Tout commence souvent avec beaucoup d’enthousiasme :
« J’ai vu votre travail ! Ça plairait beaucoup à un industriel que je connais, appelez le de ma part, je suis certain que cela peut déboucher sur une belle collaboration!
Heu…Vous êtes motorisée ? C’est à 120 km de Paris…mais vous y êtes en 1heure par l’autoroute»
Le rendez vous est pris par téléphone quelques jours plus tard, l’interlocuteur semble au courant de l’affaire et résolument cordial.
Afin de bien préparer cette rencontre, j’expérimente les produits sur lesquels travaille l’industriel.
De prime abord, ces denrées alimentaires ultra traditionnelles semblent figées par le temps mais en creusant un peu, une foule d’idées me vient. Je dessine, teste, photographie, goûte : c’est bon, sensé, pas encore vu…un bon début en somme ! Je ne montrerai pas ces recherches tout de suite mais elles me permettront d’argumenter mon discours : oui les produits sont intéressants, oui, il y a des choses à faire.

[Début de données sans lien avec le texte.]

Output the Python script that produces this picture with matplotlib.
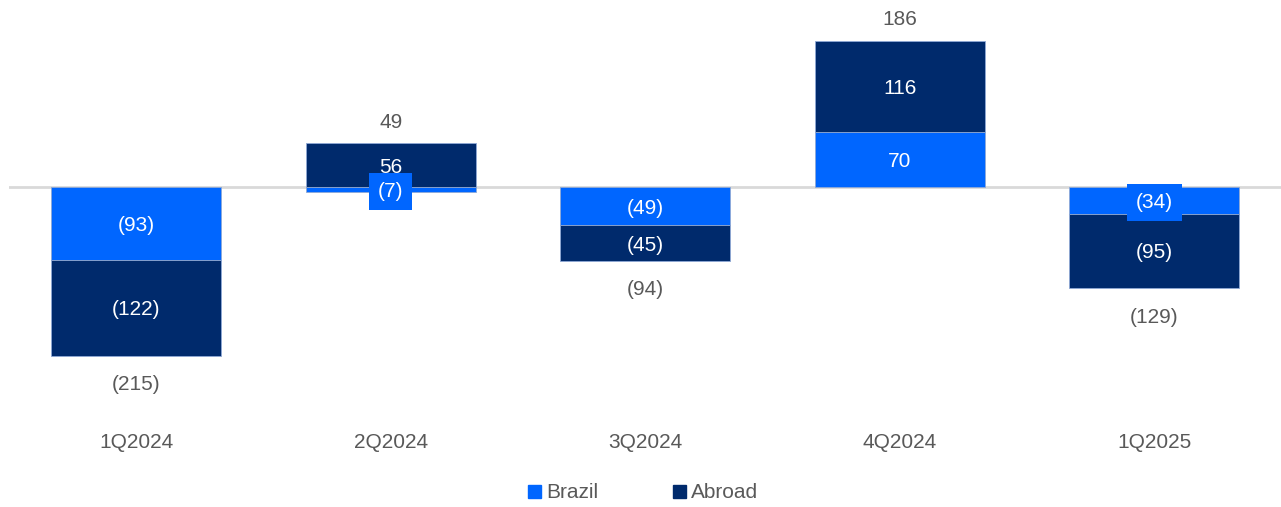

Je me présente le jour J au Siège du groupe, ordinateur et cahier de croquis sous le bras, des idées à revendre plein la tête.
14h, un homme d’une soixantaine d’années se présente, nous nous installons.
1er round : présentation du groupe de designers dont je fais partie, mes travaux déjà réalisés, l’intérêt et le potentiel réel du design culinaire pour une entreprise agroalimentaire, bref le sermon type pour une évangélisation en terre païenne.
Lui : silence, regard vide puis…
« C’est… intéressant mais voyez vous, votre travail est plutôt axé sur la pâtisserie, or nous sommes des industriels, les procédés de fabrications ne sont pas les mêmes, vous devriez plutôt proposer cela à un pâtissier ou un chocolatier »
Une profonde lassitude m’envahit, l’envie de rabattre l’écran du portable et de prendre congés me traverse l’esprit mais quitte à avoir fait la route pour venir jusqu’ici, autant poursuivre, j’argumente :
2ème round : le design est une discipline transversale, si un designer travaille le bois, il peut aussi travailler le métal ou le plastique, s’il dessine un vase, il sait aussi dessiner un aspirateur…et si je revisite la bûche de Noel , je peux aussi intervenir sur votre produit…
« Ah oui, c’est vrai, mais voyez vous, nous n’avons pas de projets actuellement, et puis nos produits sont traditionnels, voyez vous nous ne faisons pas d’innovation dans notre usine, je travaille beaucoup avec les acquis du passé, tant de belles choses ont été faites par le passé… » (Œil humide)
Botte secrète : je constate malheureusement que la démocratisation du design culinaire au sein des entreprises agroalimentaires n’est pas encore pour aujourd’hui. C’est dommage, j’ai réfléchit à d’autres façons de présenter, appréhender et consommer vos produits, il y a vraiment des choses à faire! Vous avez d’ailleurs commercialisé un produit un peu alternatif, pourquoi ne pas poursuivre dans cette direction ?
L’œil s’éclaire une seconde puis s’éteint de nouveau
« Je ne sais pas si les consommateurs et les distributeurs sont prêts à accueillir la nouveauté, mais laissez moi vos coordonnées et je vous recontacte dès que nous avons des projets.»
14h30 « je ne vous raccompagne pas, vous connaissez le chemin… »
Pas besoin de me raccompagner en effet, je ne connais que trop bien le chemin…Mais il semble que pour certains les voies du design soient bel et bien impénétrables.
Bilan d’une journée comme les autres :
Un aller retour domicile/usine
– 2h30
– 244km
– 26€ de carburant
– 20€ de péage
– 19€80 de cantine et garderie des têtes blondes
Sans parler du fameux impact écologique, d’ailleurs je vous laisse, j’ai une forêt à planter pour ma compensation carbone.